Народная масса предстает нам очень разной, была в ней и рабская покорность, чуть что — валился мужик на колени, но уже та быстрота, с какой разлилась пугачевщина, показывает, с какой легкостью он с колен поднимался. Народное негодование, народное сопротивление гнету то и дело прорывались в разного рода вспышках, случалось и так, что помещики (по словам Екатерины) бывали «зарезаны отчасти от своих». Но всего интересней для нас не эти вспышки, а то постоянное движение непокорных, непрерывное внутреннее сопротивление несправедливой социальной системе, совершенное ее внутреннее неприятие, которое было ясно осознано и отчетливо выражено народными мыслителями.

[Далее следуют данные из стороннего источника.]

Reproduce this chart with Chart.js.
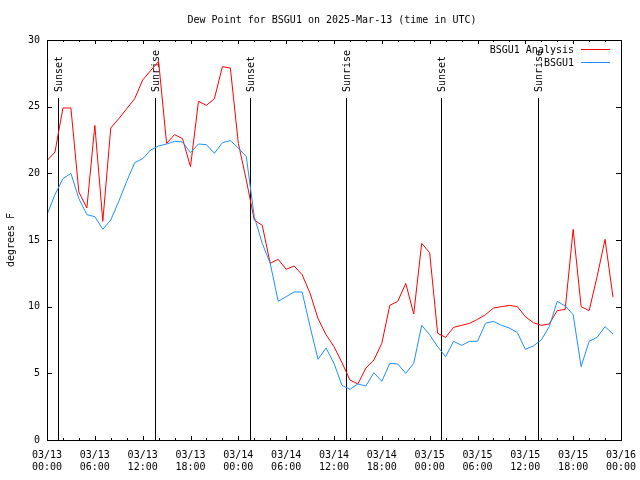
<!DOCTYPE html>
<html>
<head>
<meta charset="utf-8">
<script src="https://cdn.jsdelivr.net/npm/chart.js@4/dist/chart.umd.min.js"></script>
<style>
  html, body { margin: 0; padding: 0; background: #fff; }
  #grafico { display: block; }
</style>
</head>
<body>
<canvas id="grafico" width="640" height="480"></canvas>
<script>
// Datos horarios desde 03/13 00:00 UTC
const analisis = [20.95, 21.6, 24.9, 24.9, 18.6, 17.4, 23.6, 16.4, 23.4, 24.1, 24.85, 25.6,
  27.0, 27.7, 28.4, 22.25, 22.9, 22.6, 20.5, 25.4, 25.1, 25.6, 28.0, 27.9,
  22.25, 19.5, 16.5, 16.1, 13.25, 13.55, 12.8, 13.05, 12.4, 11.0, 9.1, 7.9,
  7.0, 5.8, 4.5, 4.2, 5.4, 6.0, 7.25, 10.1, 10.4, 11.75, 9.45, 14.75,
  14.05, 8.0, 7.7, 8.45, 8.6, 8.75, 9.05, 9.4, 9.9, 10.0, 10.1, 10.0,
  9.25, 8.8, 8.6, 8.7, 9.7, 9.8, 15.8, 10.0, 9.7, 12.25, 15.05, 10.7];

const estacion = [16.9, 18.4, 19.6, 20.0, 18.1, 16.9, 16.75, 15.8, 16.5, 17.9, 19.4, 20.8,
  21.1, 21.75, 22.05, 22.2, 22.4, 22.35, 21.55, 22.2, 22.15, 21.5, 22.3, 22.45,
  21.9, 21.25, 16.75, 14.75, 13.25, 10.4, 10.75, 11.1, 11.1, 8.5, 6.05, 6.9,
  5.75, 4.1, 3.8, 4.2, 4.05, 5.05, 4.4, 5.75, 5.7, 5.0, 5.75, 8.6,
  7.9, 7.0, 6.25, 7.4, 7.1, 7.4, 7.4, 8.75, 8.9, 8.6, 8.4, 8.05,
  6.8, 7.05, 7.5, 8.5, 10.4, 10.05, 9.4, 5.5, 7.4, 7.7, 8.5, 7.95];

// Etiquetas del eje X (cada 6 horas)
const etiquetasX = [
  ['03/13', '00:00'], ['03/13', '06:00'], ['03/13', '12:00'], ['03/13', '18:00'],
  ['03/14', '00:00'], ['03/14', '06:00'], ['03/14', '12:00'], ['03/14', '18:00'],
  ['03/15', '00:00'], ['03/15', '06:00'], ['03/15', '12:00'], ['03/15', '18:00'],
  ['03/16', '00:00']
];

// Salida y puesta del sol (horas desde el inicio)
const eventosSol = ['Sunset', 'Sunrise', 'Sunset', 'Sunrise', 'Sunset', 'Sunrise'];
const horasSol = [1.42, 13.58, 25.43, 37.55, 49.45, 61.53];

const nombresSeries = ['BSGU1 Analysis', 'BSGU1'];
const coloresSeries = ['#ff0000', '#1e90ff'];

const fuente = '10px "DejaVu Sans Mono", monospace';

const aPuntos = (valores) => valores.map((v, i) => ({ x: i, y: v }));

// Plugin para lo que Chart.js no dibuja como gnuplot
const decoracion = {
  id: 'decoracion',
  beforeDatasetsDraw(chart) {
    const { ctx, chartArea: a, scales: { x } } = chart;
    ctx.save();
    ctx.strokeStyle = '#000';
    ctx.fillStyle = '#000';
    ctx.lineWidth = 1;
    ctx.font = fuente;
    horasSol.forEach((h, i) => {
      const px = Math.round(x.getPixelForValue(h)) + 0.5;
      ctx.beginPath();
      ctx.moveTo(px, 98);
      ctx.lineTo(px, a.bottom);
      ctx.stroke();
      ctx.save();
      ctx.translate(px + 1, 92);
      ctx.rotate(-Math.PI / 2);
      ctx.textAlign = 'left';
      ctx.textBaseline = 'middle';
      ctx.fillText(eventosSol[i], 0, 0);
      ctx.restore();
    });
    ctx.restore();
  },
  afterDraw(chart) {
    const { ctx, chartArea: a, scales: { x, y } } = chart;
    ctx.save();
    ctx.strokeStyle = '#000';
    ctx.lineWidth = 1;

    // Marcas hacia dentro, abajo y arriba
    ctx.beginPath();
    for (let h = 0; h <= 72; h += 2) {
      const px = Math.round(x.getPixelForValue(h)) + 0.5;
      const largo = h % 6 === 0 ? 4 : 2;
      ctx.moveTo(px, a.bottom);
      ctx.lineTo(px, a.bottom - largo);
      ctx.moveTo(px, a.top);
      ctx.lineTo(px, a.top + largo);
    }
    for (let v = 0; v <= 30; v += 5) {
      const py = Math.round(y.getPixelForValue(v)) + 0.5;
      ctx.moveTo(a.left, py);
      ctx.lineTo(a.left + 5, py);
      ctx.moveTo(a.right, py);
      ctx.lineTo(a.right - 5, py);
    }
    ctx.stroke();

    // Borde
    ctx.strokeRect(Math.round(a.left) + 0.5, Math.round(a.top) + 0.5,
      Math.round(a.right - a.left), Math.round(a.bottom - a.top));

    // Título
    ctx.fillStyle = '#000';
    ctx.font = fuente;
    ctx.textAlign = 'center';
    ctx.textBaseline = 'middle';
    ctx.fillText('Dew Point for BSGU1 on 2025-Mar-13 (time in UTC)', 332, 20);

    // Leyenda
    ctx.textAlign = 'right';
    nombresSeries.forEach((nombre, i) => {
      const py = 50 + i * 13;
      ctx.fillStyle = '#000';
      ctx.fillText(nombre, 574, py);
      ctx.strokeStyle = coloresSeries[i];
      ctx.beginPath();
      ctx.moveTo(581, py - 0.5);
      ctx.lineTo(610, py - 0.5);
      ctx.stroke();
    });
    ctx.restore();
  }
};

const ctxGrafico = document.getElementById('grafico').getContext('2d');

new Chart(ctxGrafico, {
  type: 'line',
  data: {
    datasets: [{
      label: nombresSeries[0],
      data: aPuntos(analisis),
      borderColor: coloresSeries[0],
      borderWidth: 1,
      pointRadius: 0,
      tension: 0,
      order: 1
    }, {
      label: nombresSeries[1],
      data: aPuntos(estacion),
      borderColor: coloresSeries[1],
      borderWidth: 1,
      pointRadius: 0,
      tension: 0,
      order: 0
    }]
  },
  options: {
    responsive: false,
    animation: false,
    devicePixelRatio: 1,
    layout: { padding: { top: 40, right: 19, left: 0, bottom: 0 } },
    plugins: {
      legend: { display: false },
      tooltip: { enabled: false }
    },
    scales: {
      x: {
        type: 'linear',
        min: 0,
        max: 72,
        grid: { display: false, drawTicks: false },
        border: { display: false },
        ticks: {
          stepSize: 6,
          autoSkip: false,
          maxRotation: 0,
          padding: 9,
          color: '#000',
          font: { family: '"DejaVu Sans Mono", monospace', size: 10, lineHeight: 1.2 },
          callback: (v) => etiquetasX[v / 6]
        },
        afterFit: (escala) => {
          escala.height = 40;
          escala.paddingLeft = 0;
          escala.paddingRight = 0;
        }
      },
      y: {
        min: 0,
        max: 30,
        grid: { display: false, drawTicks: false },
        border: { display: false },
        ticks: {
          stepSize: 5,
          padding: 7,
          color: '#000',
          font: { family: '"DejaVu Sans Mono", monospace', size: 10 }
        },
        title: {
          display: true,
          text: 'degrees F',
          color: '#000',
          padding: { top: 5, bottom: 0 },
          font: { family: '"DejaVu Sans Mono", monospace', size: 10 }
        },
        afterFit: (escala) => { escala.width = 47; }
      }
    }
  },
  plugins: [decoracion]
});
</script>
</body>
</html>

Наше представление о том, что темная и неразумная масса получала просвещение только сверху, от дворянской (а потом и недворянской) интеллигенции, требует определенных корректив. Пушкинское замечание: «Правительство у нас всегда впереди на поприще образования и просвещения. Народ следует за ним всегда лениво, а иногда и неохотно», — справедливо, но неполно. Конечно, поскольку речь идет об образовании, тут заслуги правительства (именно екатерининского) и дворянской интеллигенции бесспорны, но вместе с тем в народе шел и процесс самообразования, осознания жизни с ее корневыми социальными проблемами. А если под просвещением понимать, например, такое великое завоевание, как чувство собственного достоинства, то можно сказать с уверенностью: в глубинах народных масс формировалось свое мировоззрение, народная мысль, независимая и глубокая, развивалась не только самостоятельно, но и в противоборстве с официальным мировоззрением. В XVIII веке дворянская культура не имела никакого представления об уровне мужицкой мысли.